═════ Source data ═════

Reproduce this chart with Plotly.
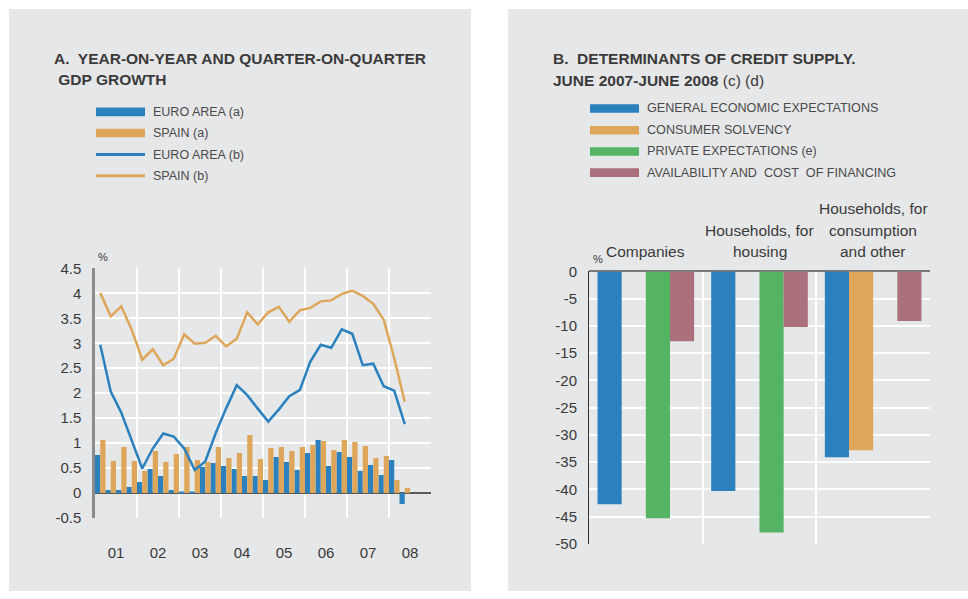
import plotly.graph_objects as go

W, H = 968, 599
BG = "#E6E7E8"
BLUE = "#2A81BE"
ORANGE = "#DDA65B"
GREEN = "#54B463"
PINK = "#AB707B"
TXT = "#3a3a3a"
FONT = "Liberation Sans, Arial, sans-serif"

# ---------------- Panel A data ----------------
quarters = [f"{y}Q{q}" for y in range(2001, 2009) for q in range(1, 5)][:30]
euro_qoq = [0.76, 0.06, 0.06, 0.12, 0.22, 0.48, 0.34, 0.06, 0.02, 0.02,
            0.52, 0.60, 0.54, 0.48, 0.34, 0.34, 0.26, 0.72, 0.62, 0.46,
            0.80, 1.06, 0.54, 0.82, 0.72, 0.44, 0.56, 0.36, 0.66, -0.22]
spain_qoq = [1.06, 0.64, 0.92, 0.64, 0.44, 0.84, 0.62, 0.78, 0.92, 0.66,
             0.62, 0.92, 0.70, 0.80, 1.16, 0.68, 0.90, 0.92, 0.84, 0.92,
             0.96, 1.04, 0.86, 1.06, 1.02, 0.94, 0.70, 0.74, 0.26, 0.10]
euro_yoy = [2.97, 2.03, 1.61, 1.03, 0.49, 0.89, 1.19, 1.13, 0.89, 0.46,
            0.63, 1.20, 1.70, 2.16, 1.96, 1.69, 1.43, 1.67, 1.94, 2.06,
            2.63, 2.97, 2.91, 3.28, 3.19, 2.56, 2.59, 2.14, 2.05, 1.38]
spain_yoy = [4.01, 3.54, 3.74, 3.27, 2.67, 2.88, 2.56, 2.69, 3.18, 2.99,
             3.01, 3.15, 2.94, 3.09, 3.62, 3.38, 3.62, 3.73, 3.43, 3.66,
             3.71, 3.84, 3.86, 3.99, 4.05, 3.95, 3.79, 3.47, 2.70, 1.83]
years = list(range(2001, 2010))
year_labels = ["01", "02", "03", "04", "05", "06", "07", "08"]
a_yticks = [-0.5, 0, 0.5, 1, 1.5, 2, 2.5, 3, 3.5, 4, 4.5]
a_ylabels = ["-0.5", "0", "0.5", "1", "1.5", "2", "2.5", "3", "3.5", "4", "4.5"]

# ---------------- Panel B data ----------------
categories = ["Companies", "Households, for housing", "Households, for consumption and other"]
cat_label_lines = [["Companies"], ["Households, for", "housing"],
                   ["Households, for", "consumption", "and other"]]
general_expect = [-42.7, -40.3, -34.1]
consumer_solv = [None, None, -32.8]
private_expect = [-45.3, -47.9, None]
availability_cost = [-12.8, -10.2, -9.1]
b_yticks = [0, -5, -10, -15, -20, -25, -30, -35, -40, -45, -50]
b_ylabels = ["0", "-5", "-10", "-15", "-20", "-25", "-30", "-35", "-40", "-45", "-50"]

# effective vertical drawing box observed in the photographed page
Y0, HV = 9.0, 581.0


def px(x):
    return x / W


def py(y):
    return min(1.0, max(0.0, 1 - (y - Y0) / HV))


def qpos(q):
    y, n = q.split("Q")
    return int(y) + (int(n) - 0.5) / 4


xq = [qpos(q) for q in quarters]

fig = go.Figure()

# Panel A traces
fig.add_trace(go.Bar(x=xq, y=euro_qoq, width=0.125, offset=-0.125, marker_color=BLUE,
                     marker_line_width=0, name="EURO AREA (a)", xaxis="x", yaxis="y"))
fig.add_trace(go.Bar(x=xq, y=spain_qoq, width=0.125, offset=0, marker_color=ORANGE,
                     marker_line_width=0, name="SPAIN (a)", xaxis="x", yaxis="y"))
fig.add_trace(go.Scatter(x=xq, y=euro_yoy, mode="lines", line=dict(color=BLUE, width=2.5),
                         name="EURO AREA (b)", xaxis="x", yaxis="y"))
fig.add_trace(go.Scatter(x=xq, y=spain_yoy, mode="lines", line=dict(color=ORANGE, width=2.5),
                         name="SPAIN (b)", xaxis="x", yaxis="y"))

# Panel B traces
cat_x = list(range(len(categories)))
for vals, col, nm in [(general_expect, BLUE, "GENERAL ECONOMIC EXPECTATIONS"),
                      (consumer_solv, ORANGE, "CONSUMER SOLVENCY"),
                      (private_expect, GREEN, "PRIVATE EXPECTATIONS (e)"),
                      (availability_cost, PINK, "AVAILABILITY AND  COST  OF FINANCING")]:
    fig.add_trace(go.Bar(x=cat_x, y=vals, marker_color=col, marker_line_width=0, name=nm,
                         xaxis="x2", yaxis="y2"))

tickfont = dict(family=FONT, size=15, color=TXT)

fig.update_layout(
    width=W, height=H,
    margin=dict(l=0, r=0, t=0, b=0),
    paper_bgcolor="white",
    plot_bgcolor=BG,
    showlegend=False,
    barmode="group",
    bargap=0.15,
    bargroupgap=0,
    font=dict(family=FONT, color=TXT),
    xaxis=dict(domain=[px(95), px(431)], range=[2001, 2009], anchor="y",
               tickmode="array", tickvals=[y + 0.5 for y in years[:-1]], ticktext=year_labels,
               showgrid=False, zeroline=False, ticks="", tickfont=tickfont,
               ticklabelstandoff=24,
               minor=dict(tickmode="array", tickvals=years, showgrid=True,
                          gridcolor="white", gridwidth=2, ticks="")),
    yaxis=dict(domain=[py(517), py(268)], range=[-0.5, 4.5], anchor="x",
               tickmode="array", tickvals=a_yticks, ticktext=a_ylabels,
               showgrid=True, gridcolor="white", gridwidth=2,
               zeroline=True, zerolinecolor="#5a5a5a", zerolinewidth=2,
               showline=True, linecolor="#8c8c8c", linewidth=2.5,
               ticks="", tickfont=tickfont, ticklabelstandoff=8),
    xaxis2=dict(domain=[px(589), px(930)], range=[-0.5, 2.5], anchor="y2",
                tickmode="array", tickvals=cat_x, showticklabels=False,
                showgrid=False, zeroline=False, ticks="",
                minor=dict(tickmode="array", tickvals=[0.5, 1.5, 2.5], showgrid=True,
                           gridcolor="white", gridwidth=2, ticks="")),
    yaxis2=dict(domain=[py(543), py(271)], range=[-50, 0], anchor="x2",
                tickmode="array", tickvals=b_yticks, ticktext=b_ylabels,
                showgrid=True, gridcolor="white", gridwidth=2,
                zeroline=True, zerolinecolor="#7a7a7a", zerolinewidth=2,
                showline=True, linecolor="#333333", linewidth=1,
                ticks="", tickfont=tickfont, ticklabelstandoff=8),
)

shapes = []
# panel backgrounds
shapes.append(dict(type="rect", xref="paper", yref="paper", x0=px(9), x1=px(471),
                   y0=0, y1=py(7), fillcolor=BG, line_width=0, layer="below"))
shapes.append(dict(type="rect", xref="paper", yref="paper", x0=px(508), x1=1,
                   y0=0, y1=py(7), fillcolor=BG, line_width=0, layer="below"))

annotations = []


def text(x, y, s, size, anchor="left", color=TXT, xref="paper"):
    annotations.append(dict(x=x, y=y, xref=xref, yref="paper", text=s, showarrow=False,
                            xanchor=anchor, yanchor="middle",
                            font=dict(family=FONT, size=size, color=color)))


# titles
text(px(52), py(58.5), "<b>A.\u00a0 YEAR-ON-YEAR AND QUARTER-ON-QUARTER</b>", 15.5)
text(px(52), py(79.5), "<b>\u00a0GDP GROWTH</b>", 15.5)
text(px(551), py(58), "<b>B.\u00a0 DETERMINANTS OF CREDIT SUPPLY.</b>", 15.5)
text(px(551), py(80), "<b>JUNE 2007-JUNE 2008</b> (c) (d)", 15.5)

# legends A
leg_a = [("EURO AREA (a)", BLUE, 8.5), ("SPAIN (a)", ORANGE, 8.5),
         ("EURO AREA (b)", BLUE, 3), ("SPAIN (b)", ORANGE, 3)]
for (nm, col, h), yc in zip(leg_a, [111.7, 132.7, 154.3, 175.5]):
    shapes.append(dict(type="rect", xref="paper", yref="paper", x0=px(96), x1=px(145),
                       y0=py(yc + h / 2), y1=py(yc - h / 2), fillcolor=col, line_width=0))
    text(px(151), py(yc), nm, 12.5, color="#4a4a4a")

leg_b = [("GENERAL ECONOMIC EXPECTATIONS", BLUE), ("CONSUMER SOLVENCY", ORANGE),
         ("PRIVATE EXPECTATIONS (e)", GREEN), ("AVAILABILITY AND\u00a0 COST\u00a0 OF FINANCING", PINK)]
for (nm, col), yc in zip(leg_b, [108.3, 130, 151.2, 172.3]):
    shapes.append(dict(type="rect", xref="paper", yref="paper", x0=px(590), x1=px(639),
                       y0=py(yc + 4.3), y1=py(yc - 4.3), fillcolor=col, line_width=0))
    text(px(645), py(yc), nm, 12.6, color="#4a4a4a")

# % labels
text(px(96), py(257), "%", 11)
text(px(591), py(259), "%", 11)

# category labels above panel B
for i, lines in enumerate(cat_label_lines):
    n = len(lines)
    for j, ln in enumerate(lines):
        yc = 251.5 - (n - 1 - j) * 21.7
        text(i, py(yc), ln, 15.5, anchor="center", xref="x2")

fig.update_layout(shapes=shapes, annotations=annotations)
fig.write_html(
    "out.html",
    config={"displayModeBar": False},
    post_script="document.body.style.margin='0';document.body.style.padding='0';"
                "document.documentElement.style.overflow='hidden';",
)
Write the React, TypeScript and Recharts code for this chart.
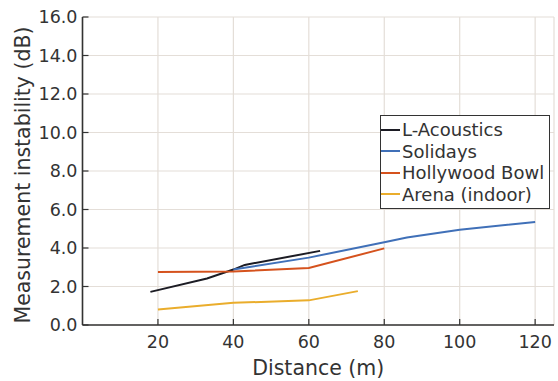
import React from 'react';
import { LineChart, Line, XAxis, YAxis, CartesianGrid } from 'recharts';

// distances (m) and instability (dB) per venue
const laDist = [18, 33, 40, 43, 63];
const laVal = [1.72, 2.42, 2.88, 3.12, 3.85];

const solDist = [40, 60, 80, 86, 100, 120];
const solVal = [2.88, 3.5, 4.3, 4.55, 4.95, 5.35];

const hbDist = [20, 40, 60, 80];
const hbVal = [2.75, 2.78, 2.96, 3.98];

const arDist = [20, 40, 60, 73];
const arVal = [0.8, 1.15, 1.28, 1.76];

const xTicks = [20, 40, 60, 80, 100, 120];
const yTicks = [0, 2, 4, 6, 8, 10, 12, 14, 16];

const seriesNames = ['L-Acoustics', 'Solidays', 'Hollywood Bowl', 'Arena (indoor)'];
const seriesColors = ['#1c1c24', '#4070b8', '#d5521d', '#eaad2c'];

const toPoints = (xs: number[], ys: number[]) => xs.map((d, i) => ({ d, v: ys[i] }));

const series = [
  toPoints(laDist, laVal),
  toPoints(solDist, solVal),
  toPoints(hbDist, hbVal),
  toPoints(arDist, arVal),
];

const FONT = '"DejaVu Sans", Verdana, sans-serif';
const TEXT = '#333';

const XTick = (props: any) => {
  const { x, y, payload } = props;
  return (
    <g>
      <line x1={x} y1={y} x2={x} y2={y - 6} stroke="#333" strokeWidth={1.2} />
      <text x={x} y={y + 23} textAnchor="middle" fill={TEXT} fontSize={17.5} fontFamily={FONT}>
        {payload.value}
      </text>
    </g>
  );
};

const YTick = (props: any) => {
  const { x, y, payload } = props;
  return (
    <g>
      <line x1={x} y1={y} x2={x + 6} y2={y} stroke="#333" strokeWidth={1.2} />
      <text x={x - 5} y={y} dy="0.36em" textAnchor="end" fill={TEXT} fontSize={17.5} fontFamily={FONT}>
        {Number(payload.value).toFixed(1)}
      </text>
    </g>
  );
};

const YLabel = (props: any) => {
  const vb = props.viewBox || {};
  const cy = (vb.y ?? 17) + (vb.height ?? 308) / 2 + 4;
  const cx = 23;
  return (
    <text
      x={cx}
      y={cy}
      transform={`rotate(-90 ${cx} ${cy})`}
      textAnchor="middle"
      dominantBaseline="central"
      fill={TEXT}
      fontSize={20.5}
      fontFamily={FONT}
    >
      Measurement instability (dB)
    </text>
  );
};

const LegendBox = () => (
  <div
    style={{
      position: 'absolute',
      left: 380,
      top: 115,
      border: '1.2px solid #333',
      background: '#fff',
      padding: '3px 4px 3px 0px',
      fontFamily: FONT,
      fontSize: 18,
      color: TEXT,
      lineHeight: '21.5px',
      width: 170,
      boxSizing: 'border-box',
    }}
  >
    {seriesNames.map((n, i) => (
      <div key={n} style={{ display: 'flex', alignItems: 'center', whiteSpace: 'nowrap' }}>
        <span style={{ display: 'inline-block', width: 19, height: 2, background: seriesColors[i], marginRight: 2 }} />
        {n}
      </div>
    ))}
  </div>
);

export default function App() {
  return (
    <div style={{ position: 'absolute', left: 0, top: 0, width: 558, height: 381, background: '#fff' }}>
      <LineChart width={558} height={381} margin={{ top: 17, right: 4, left: 0, bottom: 0 }}>
        <CartesianGrid stroke="#e4ded8" strokeWidth={1.2} />
        <XAxis
          type="number"
          dataKey="d"
          domain={[0, 125]}
          ticks={xTicks}
          allowDataOverflow
          height={56}
          tickSize={0}
          tickMargin={0}
          tick={<XTick />}
          axisLine={{ stroke: '#333', strokeWidth: 1.6 }}
          tickLine={false}
          label={{
            value: 'Distance (m)',
            position: 'insideBottom',
            offset: 6,
            fill: TEXT,
            fontSize: 20.5,
            fontFamily: FONT,
          }}
        />
        <YAxis
          type="number"
          dataKey="v"
          domain={[0, 16]}
          ticks={yTicks}
          width={82.5}
          tickSize={0}
          tickMargin={0}
          tick={<YTick />}
          axisLine={{ stroke: '#333', strokeWidth: 1.6 }}
          tickLine={false}
          label={<YLabel />}
        />
        {series.map((pts, i) => (
          <Line
            key={seriesNames[i]}
            data={pts}
            dataKey="v"
            name={seriesNames[i]}
            type="linear"
            stroke={seriesColors[i]}
            strokeWidth={2}
            dot={false}
            isAnimationActive={false}
          />
        ))}
      </LineChart>
      <LegendBox />
    </div>
  );
}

═════

What you should do – Your first line is the one with "Write the React, TypeScript", and your last is the one with "const laVal = [1.72, 2.42, 2.88, 3.12, 3.85];". Copy those and every line between them exactly, without any pictures.

Final result –
Write the React, TypeScript and Recharts code for this chart.
import React from 'react';
import { LineChart, Line, XAxis, YAxis, CartesianGrid } from 'recharts';

// distances (m) and instability (dB) per venue
const laDist = [18, 33, 40, 43, 63];
const laVal = [1.72, 2.42, 2.88, 3.12, 3.85];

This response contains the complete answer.